This Neural Network Can (Maybe) Start a Novel Better Than You
As the end of NaNoWriMo draws near, take a look at one researcher’s effort to help find that perfect first line
One month. 50,000 words. A global community. Hashtags on countless social networks. That’s NaNoWriMo.
National Novel Writing Month is a struggle for most participants: After all, cranking out an entire novel in just thirty short days in the dark of the year is quite the task. One expert in machine learning set out to help, and her project has kicked up some interesting results.
Janelle Shane was hoping to give NaNo participants a start by training a neural network to write the first sentence for a novel. “All I have to do is give the neural network a long list of examples and it will try its best to teach itself to generate more like them,” she writes on her blog. She incorporated “a couple hundred of the most famous first lines,” but it wasn’t enough for the network to learn from. The results of this early attempt were pretty absurd, like this example:
The snow in the story of the best of times, it was the season of Darkness, it was the season of Light, it was the epoch of belief, it was the worst of times, it was the season of Light, it was the season of Darkness, it was the season of Light, it was the season of Light, it was the season of Darkness, it was the season of exploding past of Eller, and Junner, a long sunset side of the World.

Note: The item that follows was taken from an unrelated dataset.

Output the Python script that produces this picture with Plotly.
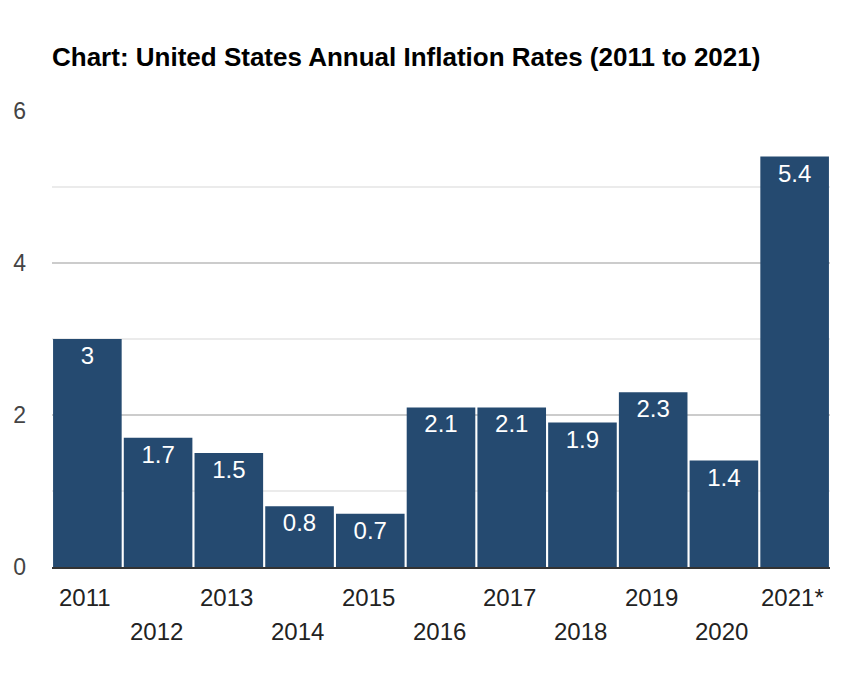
import plotly.graph_objects as go

years = ["2011", "2012", "2013", "2014", "2015", "2016", "2017", "2018", "2019", "2020", "2021*"]
rates = [3, 1.7, 1.5, 0.8, 0.7, 2.1, 2.1, 1.9, 2.3, 1.4, 5.4]
rate_labels = ["3", "1.7", "1.5", "0.8", "0.7", "2.1", "2.1", "1.9", "2.3", "1.4", "5.4"]
y_ticks = [0, 2, 4, 6]

FONT = "Arial, Liberation Sans, sans-serif"

fig = go.Figure()
fig.add_trace(go.Bar(
    x=years, y=rates, text=rate_labels,
    textposition="inside", insidetextanchor="end",
    textfont=dict(family=FONT, size=24, color="white"),
    marker=dict(color="#254A70", line=dict(width=0)),
    hoverinfo="skip",
))

annotations = []
for i, yr in enumerate(years):
    annotations.append(dict(
        x=i, xref="x", y=0, yref="paper",
        text=yr, showarrow=False, yanchor="top", xanchor="center",
        xshift=-2,
        yshift=-15 if i % 2 == 0 else -49,
        font=dict(family=FONT, size=24, color="#222222"),
    ))

fig.update_layout(
    width=854, height=676,
    margin=dict(l=44, r=32, t=103, b=117, autoexpand=False),
    paper_bgcolor="white", plot_bgcolor="white",
    bargap=0.03,
    showlegend=False,
    title=dict(
        text="<b>Chart: United States Annual Inflation Rates (2011 to 2021)</b>",
        x=44 / 854, xanchor="left", xref="container",
        y=1 - 49 / 676, yref="container", yanchor="middle",
        font=dict(family=FONT, size=26, color="black"),
    ),
    annotations=annotations,
    xaxis=dict(
        type="category", categoryorder="array", categoryarray=years,
        range=[-0.5, len(years) - 0.5], autorange=False,
        showticklabels=False, showgrid=False, zeroline=False,
        showline=True, linecolor="#333333", linewidth=2,
        fixedrange=True, automargin=False,
    ),
    yaxis=dict(
        range=[0, 6], tickvals=y_ticks, ticktext=[str(v) for v in y_ticks],
        showgrid=True, gridcolor="#cccccc", gridwidth=2,
        minor=dict(dtick=1, showgrid=True, gridcolor="#ebebeb", gridwidth=2),
        zeroline=False, showline=False,
        tickfont=dict(family=FONT, size=23, color="#444444"),
        ticklabelstandoff=25,
        fixedrange=True, automargin=False,
    ),
)

fig.write_html("out.html")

The more input you give a neural network, the better the output is, so Shane solicited help from the NaNo crowd, asking for more first lines. With just two days to go, she's received a total of 11,135 submissions. The results so far have included original first lines from would-be novelists as well as first lines from the likes of Terry Pratchett, Diana Wynne Jones and Stephen King, as well as infamous online smut author Chuck Tingle. She’s planning to publish the results after NaNo ends but has kept a running series of comments on Twitter about its progress.
Yesterday, she announced that she had downloaded the data set and started training her AI. The early results are... mixed:
I was the bad door thereby the edge had a can.
Her emlage were playing the three of the fible of the Sinnia Ously of St, in the hole is his life in a moist king.
This isn’t Shane’s first foray into training neural networks to produce new ideas. Check out her recipe experiments or sometimes-sweet neural network-generated pickup lines (“You are so beautiful that it makes me feel better to see you.”)
“Shane–an industrial research scientist with a background in laser science, electrical engineering and physics–describes herself as a hobbyist when it comes to machine learning,” writes Jacob Brogan for Slate. “She thinks of her work as a form of ‘art and writing.’ Nevertheless, the output of her networks is typically silly and charming in equal measure, partly because it often fails spectacularly.” Hopefully, this new project will produce some successes. Some people are probably planning their novels for next year.